OBJECTIVE »
Skip all pictures, then copy the lines from the start of the data through the line with "None, None, None]", keeping both ends.

* Start DATASET CONTENT *

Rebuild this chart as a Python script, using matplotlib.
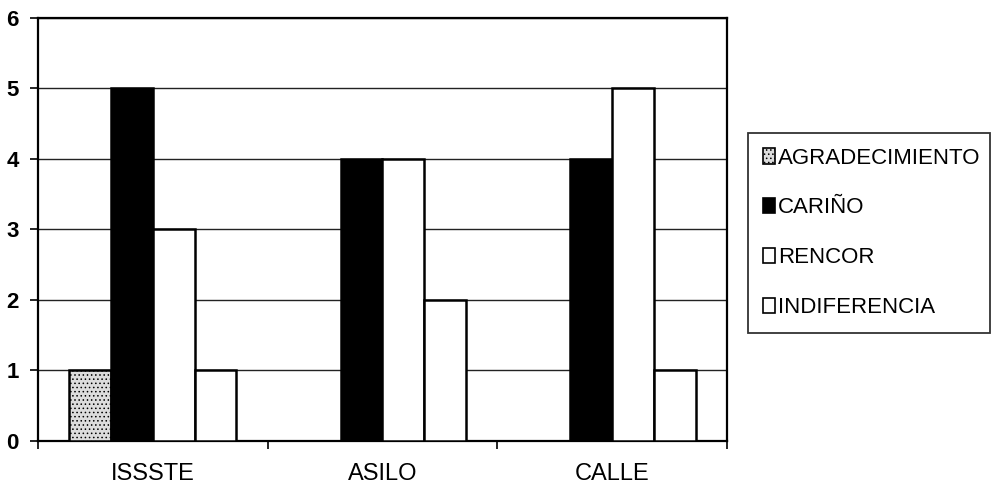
import matplotlib
matplotlib.use("Agg")
import matplotlib.pyplot as plt
import numpy as np

categories = ["ISSSTE", "ASILO", "CALLE"]
series_names = ["AGRADECIMIENTO", "CARIÑO", "RENCOR", "INDIFERENCIA"]
agradecimiento = [1, 0, 0]
carino = [5, 4, 4]
rencor = [3, 4, 5]
indiferencia = [1, 2, 1]
y_ticks = [0, 1, 2, 3, 4, 5, 6]

series_values = [agradecimiento, carino, rencor, indiferencia]
faces = ["#dcdcdc", "black", "white", "white"]
hatches = ["....", None, None, None]

plt.rcParams["font.family"] = ["Liberation Sans", "DejaVu Sans"]
plt.rcParams["hatch.linewidth"] = 0.6

fig = plt.figure(figsize=(9.91, 4.86), dpi=100)
ax = fig.add_axes([0.0383, 0.0926, 0.6953, 0.8704])

n = len(series_names)
width = 1 / (n + 1.5)
centers = np.arange(len(categories)) + 0.5
for i, (name, vals) in enumerate(zip(series_names, series_values)):
    offs = (i - (n - 1) / 2) * width
    ax.bar(centers + offs, vals, width=width, color=faces[i], edgecolor="black",
           linewidth=1.8, hatch=hatches[i], label=name, zorder=3)

ax.set_xlim(0, len(categories))
ax.set_ylim(0, 6)
ax.set_yticks(y_ticks)
ax.set_yticklabels([str(t) for t in y_ticks], fontsize=16, fontweight="bold")
ax.yaxis.grid(True, color="#222222", linewidth=1.0, zorder=0)

# boundaries between groups carry the tick marks, names sit centred below
ax.set_xticks(np.arange(len(categories) + 1))
ax.set_xticklabels([""] * (len(categories) + 1))
ax.set_xticks(centers, minor=True)
ax.set_xticklabels(categories, minor=True,
                   fontfamily=["Liberation Sans Narrow", "Liberation Sans", "DejaVu Sans"],
                   fontsize=17)
ax.tick_params(axis="x", which="minor", length=0, pad=16)
ax.tick_params(axis="x", which="major", length=6, width=1.2, direction="out")
ax.tick_params(axis="y", length=6, width=1.2, direction="out", pad=8)

for s in ax.spines.values():
    s.set_color("black")
    s.set_linewidth(1.6)

leg = ax.legend(loc="upper left", bbox_to_anchor=(0.755, 0.325, 0.244, 0.401),
                bbox_transform=fig.transFigure, mode="expand", borderaxespad=0,
                frameon=True, fancybox=False, edgecolor="black", fontsize=16,
                handlelength=0.55, handleheight=0.7, handletextpad=0.15,
                labelspacing=1.3, borderpad=0.65)
leg.get_frame().set_linewidth(1.3)
for h in leg.legend_handles:
    h.set_linewidth(1.2)

fig.savefig("out.png", dpi=100)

* End DATASET CONTENT *

SOLUTION »
Rebuild this chart as a Python script, using matplotlib.
import matplotlib
matplotlib.use("Agg")
import matplotlib.pyplot as plt
import numpy as np

categories = ["ISSSTE", "ASILO", "CALLE"]
series_names = ["AGRADECIMIENTO", "CARIÑO", "RENCOR", "INDIFERENCIA"]
agradecimiento = [1, 0, 0]
carino = [5, 4, 4]
rencor = [3, 4, 5]
indiferencia = [1, 2, 1]
y_ticks = [0, 1, 2, 3, 4, 5, 6]

series_values = [agradecimiento, carino, rencor, indiferencia]
faces = ["#dcdcdc", "black", "white", "white"]
hatches = ["....", None, None, None]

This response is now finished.